One way of doing this is to establish a hierarchical structure, where there is some kind of well-formed ordering among the Gods of the Pantheon. The downside of this, of course, is that there can be quibbles among the Gods regarding their positions in the Pantheon itself, and if they can’t agree on the hierarchy itself, there is very little they can achieve by being Gods.

So a standard solution for this is to have a mostly flat organisational structure, but have a head at the head of it – a King of Gods, or perhaps a God of Gods. So in Indian mythology you have Indra. The Greeks have Zeus, whom the Romans call Jupiter and whom the Norse call Thor (it is interesting, though, that when it comes to days of the week, it is Brhaspati and not Indra who is mapped to Jupiter and Thor. But that is another matter). Given that most of the Pantheonic religions have a King of Gods, it seems like a rather sustainable organisational structure!

And so we decided to have a King of Gods for our Pantheon also. Now, within our peer group we wanted to avoid unsavoury competition, and didn’t want to impose a hierarchy. So we had to get someone from outside the peer group to head the Pantheon (like the Kodhis have Manoj Kumar at the head of their Pantheon). So we created a King of Gods, and called him/her (it wasn’t clear then) Amibah the Formless One. Amibah wasn’t mapped to anyone we knew.

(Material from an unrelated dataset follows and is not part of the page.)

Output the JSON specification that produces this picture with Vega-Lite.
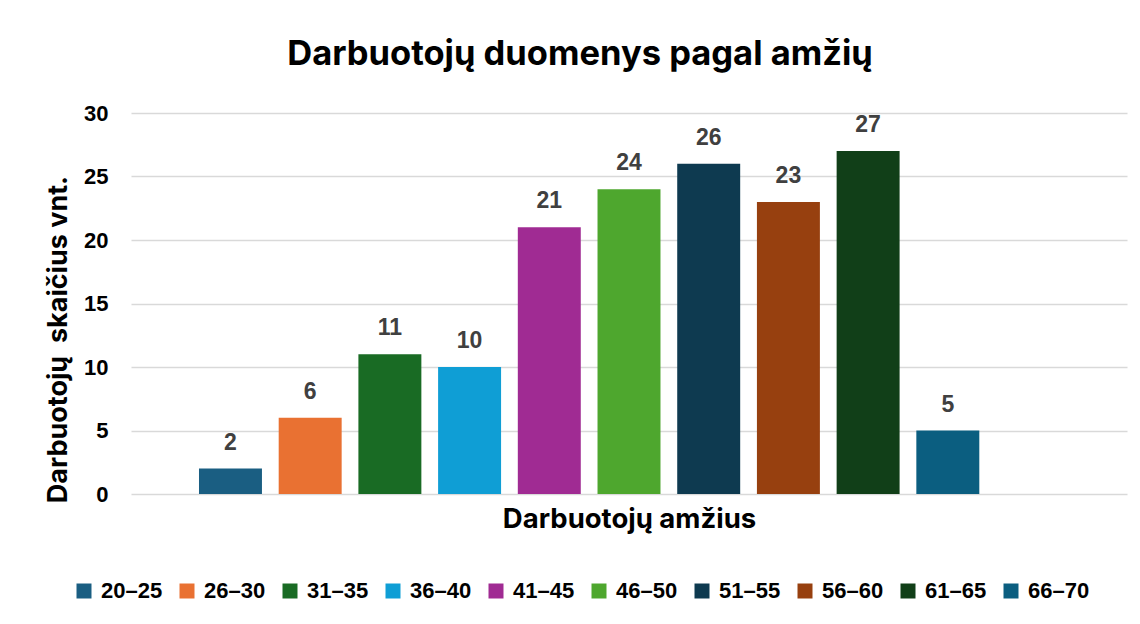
{
  "$schema": "https://vega.github.io/schema/vega-lite/v6.json",
  "autosize": {"type": "none"},
  "width": 996,
  "height": 381,
  "padding": {"left": 131, "top": 113, "right": 13, "bottom": 130},
  "background": "white",
  "view": {"stroke": null},
  "title": {
    "text": "Darbuotojų duomenys pagal amžių",
    "font": "Inter",
    "fontSize": 34.5,
    "fontWeight": "bold",
    "color": "#000000",
    "anchor": "middle",
    "dx": -49,
    "offset": 30
  },
  "data": {
    "values": [
      {"amzius": "20–25", "skaicius": 2},
      {"amzius": "26–30", "skaicius": 6},
      {"amzius": "31–35", "skaicius": 11},
      {"amzius": "36–40", "skaicius": 10},
      {"amzius": "41–45", "skaicius": 21},
      {"amzius": "46–50", "skaicius": 24},
      {"amzius": "51–55", "skaicius": 26},
      {"amzius": "56–60", "skaicius": 23},
      {"amzius": "61–65", "skaicius": 27},
      {"amzius": "66–70", "skaicius": 5}
    ]
  },
  "encoding": {
    "x": {
      "field": "amzius",
      "type": "nominal",
      "sort": null,
      "scale": {
        "domain": ["20–25", "26–30", "31–35", "36–40", "41–45", "46–50", "51–55", "56–60", "61–65", "66–70", " "],
        "paddingInner": 0.21,
        "paddingOuter": 0.853
      },
      "axis": {
        "title": "Darbuotojų amžius",
        "titleFont": "Inter",
        "titleFontSize": 27.5,
        "titleFontWeight": "bold",
        "titleColor": "#000000",
        "titlePadding": 11,
        "titleX": 498,
        "labels": false,
        "ticks": false,
        "domain": false,
        "grid": false
      }
    },
    "y": {
      "field": "skaicius",
      "type": "quantitative",
      "scale": {"domain": [0, 30]},
      "axis": {
        "title": "Darbuotojų\u00a0 skaičius vnt.",
        "titleFont": "Inter",
        "titleFontSize": 27,
        "titleFontWeight": "bold",
        "titleColor": "#000000",
        "titlePadding": 11,
        "titleY": 226,
        "values": [0, 5, 10, 15, 20, 25, 30],
        "labelFont": "Liberation Sans",
        "labelFontSize": 22,
        "labelFontWeight": "bold",
        "labelColor": "#000000",
        "labelPadding": 23,
        "ticks": false,
        "tickSize": 0,
        "domain": false,
        "grid": true,
        "gridColor": "#D9D9D9",
        "gridWidth": 1.5
      }
    }
  },
  "layer": [
    {
      "mark": {"type": "bar"},
      "encoding": {
        "color": {
          "field": "amzius",
          "type": "nominal",
          "sort": null,
          "scale": {
            "domain": ["20–25", "26–30", "31–35", "36–40", "41–45", "46–50", "51–55", "56–60", "61–65", "66–70"],
            "range": ["#1A5E82", "#E97132", "#196B24", "#0F9ED5", "#A02B93", "#4EA72E", "#0E3A50", "#97400F", "#113F18", "#0B5E80"]
          },
          "legend": {
            "title": null,
            "orient": "none",
            "direction": "horizontal",
            "columns": 10,
            "legendX": -58,
            "legendY": 467,
            "symbolType": "square",
            "symbolSize": 225,
            "symbolStrokeWidth": 0,
            "labelFont": "Liberation Sans",
            "labelFontSize": 22,
            "labelFontWeight": "bold",
            "labelColor": "#000000",
            "labelOffset": 6,
            "columnPadding": 13,
            "labelLimit": 200
          }
        }
      }
    },
    {
      "mark": {
        "type": "text",
        "baseline": "alphabetic",
        "dy": -19,
        "font": "Liberation Sans",
        "fontSize": 23,
        "fontWeight": "bold",
        "color": "#404040"
      },
      "encoding": {
        "text": {"field": "skaicius", "type": "quantitative"}
      }
    }
  ]
}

So as I’d mentioned in these pages last month, I recently finished reading Neal Stephenson’s Cryptonomicon. Earlier in October, two days before I was due a day-long flight, I started reading the prequel to that, The Baroque Cycle (this book is so long that at the end of the flight, most of which I spent reading, I was at 6% in the book). I’m now through about a quarter of the book, and it has been absolutely awesome. I’ve learnt much more about late Medieval European history by reading this book than by reading all the other history books I’ve read in the last several years.

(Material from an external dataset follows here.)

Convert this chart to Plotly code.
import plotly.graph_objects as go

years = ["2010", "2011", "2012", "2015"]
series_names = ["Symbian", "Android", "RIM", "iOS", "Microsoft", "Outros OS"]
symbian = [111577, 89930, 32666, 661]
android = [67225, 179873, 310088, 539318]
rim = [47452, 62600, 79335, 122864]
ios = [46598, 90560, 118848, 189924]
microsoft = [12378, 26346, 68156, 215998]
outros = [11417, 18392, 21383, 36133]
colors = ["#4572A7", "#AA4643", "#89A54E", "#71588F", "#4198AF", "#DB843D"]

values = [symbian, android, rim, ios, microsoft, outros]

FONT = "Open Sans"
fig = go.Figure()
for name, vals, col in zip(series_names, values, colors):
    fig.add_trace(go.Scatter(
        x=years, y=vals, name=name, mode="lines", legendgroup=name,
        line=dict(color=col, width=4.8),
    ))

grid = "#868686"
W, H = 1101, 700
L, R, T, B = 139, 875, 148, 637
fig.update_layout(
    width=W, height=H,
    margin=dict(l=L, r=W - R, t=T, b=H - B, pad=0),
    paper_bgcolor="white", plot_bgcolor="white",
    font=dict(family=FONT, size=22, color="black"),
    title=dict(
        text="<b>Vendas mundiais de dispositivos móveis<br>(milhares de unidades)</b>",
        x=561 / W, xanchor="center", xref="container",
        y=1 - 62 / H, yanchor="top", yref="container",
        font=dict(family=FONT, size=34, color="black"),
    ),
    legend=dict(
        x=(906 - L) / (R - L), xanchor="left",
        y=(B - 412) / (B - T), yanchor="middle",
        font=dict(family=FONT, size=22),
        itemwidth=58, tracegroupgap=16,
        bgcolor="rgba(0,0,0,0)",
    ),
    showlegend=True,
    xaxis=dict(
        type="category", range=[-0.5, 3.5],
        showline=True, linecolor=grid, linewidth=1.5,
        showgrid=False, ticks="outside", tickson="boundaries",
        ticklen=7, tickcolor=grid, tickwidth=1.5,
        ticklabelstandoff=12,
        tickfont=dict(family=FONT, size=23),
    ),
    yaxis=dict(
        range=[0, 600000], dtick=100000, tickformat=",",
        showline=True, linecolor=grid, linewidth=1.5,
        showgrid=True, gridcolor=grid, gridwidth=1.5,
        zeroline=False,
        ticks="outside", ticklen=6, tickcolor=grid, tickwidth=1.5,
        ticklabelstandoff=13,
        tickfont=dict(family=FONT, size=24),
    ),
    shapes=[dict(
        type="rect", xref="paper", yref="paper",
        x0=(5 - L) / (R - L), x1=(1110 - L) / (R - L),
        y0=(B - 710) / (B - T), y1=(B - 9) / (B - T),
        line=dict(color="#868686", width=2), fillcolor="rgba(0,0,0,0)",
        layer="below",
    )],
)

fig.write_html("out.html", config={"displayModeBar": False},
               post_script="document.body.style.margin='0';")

That, however, is besides the point. As I have been going through the two books of Stephenson, I’m amazed at how much of Madness’s talking and writing and style is derived from Stephenson. In almost every page, there is something that I read that reminds me of Madness. The similarity in styles is unmistakable. Considering that Madness had finished reading the two books before he wrote all the stuff in which the same style was seen, the causation can only run one way – everything Madness says and does is heavily influenced by Stephenson’s writings.

Madness channels Stephenson in everything that he writes, says and does. If you were to remove the elements of Stephenson from Madness, he gets reduced to virtually nothing. By thus channeling Stephenson, Madness can be considered an ambassador of Stephenson. Nay, he should be considered to be a Prophet of Stephenson.

So if Madness is a Prophet of Stephenson, that implies that Stephenson is a God. But Madness is no ordinary prophet – he is also a member of the Pantheon. That a member of the Pantheon is Stephenson’s prophet can mean only one thing – that Stephenson is a higher member of the Pantheon. Which means he is none other than the King of Gods.

Which means that Neal Stephenson is actually Amibah the Formless ONe.